Recorded information:

■ ■ ■

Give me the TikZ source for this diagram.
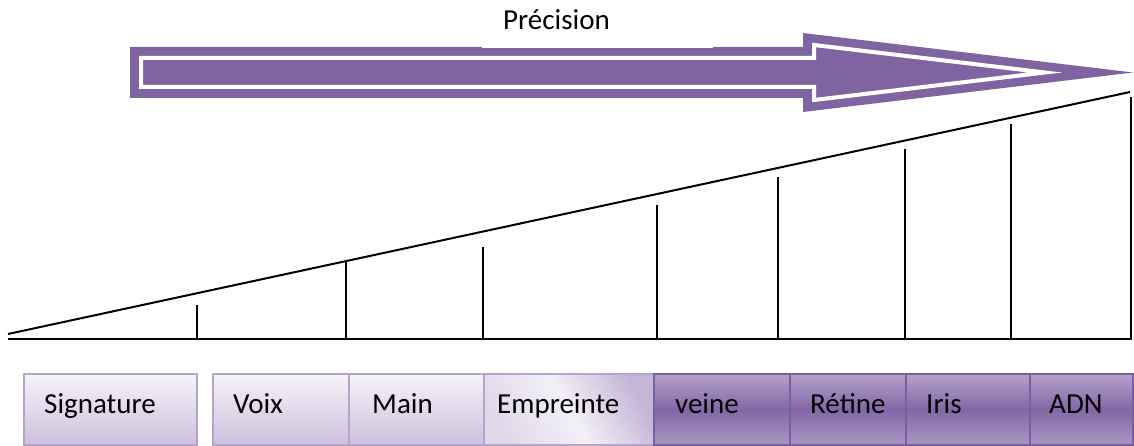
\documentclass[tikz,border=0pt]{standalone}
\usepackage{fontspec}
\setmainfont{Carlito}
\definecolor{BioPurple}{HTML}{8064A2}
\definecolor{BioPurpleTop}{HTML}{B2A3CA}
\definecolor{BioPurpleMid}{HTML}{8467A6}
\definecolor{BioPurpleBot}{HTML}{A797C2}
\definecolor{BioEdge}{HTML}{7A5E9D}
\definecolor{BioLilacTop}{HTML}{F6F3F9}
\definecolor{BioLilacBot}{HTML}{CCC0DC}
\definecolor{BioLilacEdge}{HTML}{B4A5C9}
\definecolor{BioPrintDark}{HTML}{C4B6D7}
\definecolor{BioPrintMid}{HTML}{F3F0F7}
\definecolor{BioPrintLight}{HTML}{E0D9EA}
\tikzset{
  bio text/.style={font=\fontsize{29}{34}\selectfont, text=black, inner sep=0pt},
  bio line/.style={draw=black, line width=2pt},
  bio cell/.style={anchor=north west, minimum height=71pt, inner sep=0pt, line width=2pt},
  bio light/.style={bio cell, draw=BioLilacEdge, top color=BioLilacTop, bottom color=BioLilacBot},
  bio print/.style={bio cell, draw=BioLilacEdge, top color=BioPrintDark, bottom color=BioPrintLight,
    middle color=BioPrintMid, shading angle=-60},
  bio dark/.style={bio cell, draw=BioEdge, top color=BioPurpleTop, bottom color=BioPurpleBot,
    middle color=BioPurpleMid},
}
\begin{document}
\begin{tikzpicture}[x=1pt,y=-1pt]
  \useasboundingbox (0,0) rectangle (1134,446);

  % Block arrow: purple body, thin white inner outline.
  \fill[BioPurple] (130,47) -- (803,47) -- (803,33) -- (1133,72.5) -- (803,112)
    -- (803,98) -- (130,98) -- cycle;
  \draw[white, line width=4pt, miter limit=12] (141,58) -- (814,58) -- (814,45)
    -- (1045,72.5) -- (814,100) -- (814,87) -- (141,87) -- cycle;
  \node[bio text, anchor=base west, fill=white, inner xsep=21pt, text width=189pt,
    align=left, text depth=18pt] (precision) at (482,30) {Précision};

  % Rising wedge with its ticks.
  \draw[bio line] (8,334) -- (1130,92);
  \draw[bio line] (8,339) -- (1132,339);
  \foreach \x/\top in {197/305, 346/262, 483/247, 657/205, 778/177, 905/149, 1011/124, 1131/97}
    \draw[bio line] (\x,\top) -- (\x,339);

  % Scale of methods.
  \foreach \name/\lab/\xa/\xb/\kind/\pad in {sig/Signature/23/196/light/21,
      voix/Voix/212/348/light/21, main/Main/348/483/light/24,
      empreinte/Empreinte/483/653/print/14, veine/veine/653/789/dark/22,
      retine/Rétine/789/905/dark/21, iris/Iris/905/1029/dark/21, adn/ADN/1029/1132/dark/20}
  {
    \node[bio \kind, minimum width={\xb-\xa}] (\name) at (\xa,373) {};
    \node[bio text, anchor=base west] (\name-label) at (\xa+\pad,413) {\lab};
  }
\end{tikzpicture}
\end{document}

■ ■ ■

Transcribe the material exactly, and leave out whatever pictures it holds.

Give me the TikZ source for this diagram.
\documentclass[tikz,border=0pt]{standalone}
\usepackage{fontspec}
\setmainfont{Carlito}
\definecolor{BioPurple}{HTML}{8064A2}
\definecolor{BioPurpleTop}{HTML}{B2A3CA}
\definecolor{BioPurpleMid}{HTML}{8467A6}
\definecolor{BioPurpleBot}{HTML}{A797C2}
\definecolor{BioEdge}{HTML}{7A5E9D}
\definecolor{BioLilacTop}{HTML}{F6F3F9}
\definecolor{BioLilacBot}{HTML}{CCC0DC}
\definecolor{BioLilacEdge}{HTML}{B4A5C9}
\definecolor{BioPrintDark}{HTML}{C4B6D7}
\definecolor{BioPrintMid}{HTML}{F3F0F7}
\definecolor{BioPrintLight}{HTML}{E0D9EA}
\tikzset{
  bio text/.style={font=\fontsize{29}{34}\selectfont, text=black, inner sep=0pt},
  bio line/.style={draw=black, line width=2pt},
  bio cell/.style={anchor=north west, minimum height=71pt, inner sep=0pt, line width=2pt},
  bio light/.style={bio cell, draw=BioLilacEdge, top color=BioLilacTop, bottom color=BioLilacBot},
  bio print/.style={bio cell, draw=BioLilacEdge, top color=BioPrintDark, bottom color=BioPrintLight,
    middle color=BioPrintMid, shading angle=-60},
  bio dark/.style={bio cell, draw=BioEdge, top color=BioPurpleTop, bottom color=BioPurpleBot,
    middle color=BioPurpleMid},
}
\begin{document}
\begin{tikzpicture}[x=1pt,y=-1pt]
  \useasboundingbox (0,0) rectangle (1134,446);

  % Block arrow: purple body, thin white inner outline.
  \fill[BioPurple] (130,47) -- (803,47) -- (803,33) -- (1133,72.5) -- (803,112)
    -- (803,98) -- (130,98) -- cycle;
  \draw[white, line width=4pt, miter limit=12] (141,58) -- (814,58) -- (814,45)
    -- (1045,72.5) -- (814,100) -- (814,87) -- (141,87) -- cycle;
  \node[bio text, anchor=base west, fill=white, inner xsep=21pt, text width=189pt,
    align=left, text depth=18pt] (precision) at (482,30) {Précision};

  % Rising wedge with its ticks.
  \draw[bio line] (8,334) -- (1130,92);
  \draw[bio line] (8,339) -- (1132,339);
  \foreach \x/\top in {197/305, 346/262, 483/247, 657/205, 778/177, 905/149, 1011/124, 1131/97}
    \draw[bio line] (\x,\top) -- (\x,339);

  % Scale of methods.
  \foreach \name/\lab/\xa/\xb/\kind/\pad in {sig/Signature/23/196/light/21,
      voix/Voix/212/348/light/21, main/Main/348/483/light/24,
      empreinte/Empreinte/483/653/print/14, veine/veine/653/789/dark/22,
      retine/Rétine/789/905/dark/21, iris/Iris/905/1029/dark/21, adn/ADN/1029/1132/dark/20}
  {
    \node[bio \kind, minimum width={\xb-\xa}] (\name) at (\xa,373) {};
    \node[bio text, anchor=base west] (\name-label) at (\xa+\pad,413) {\lab};
  }
\end{tikzpicture}
\end{document}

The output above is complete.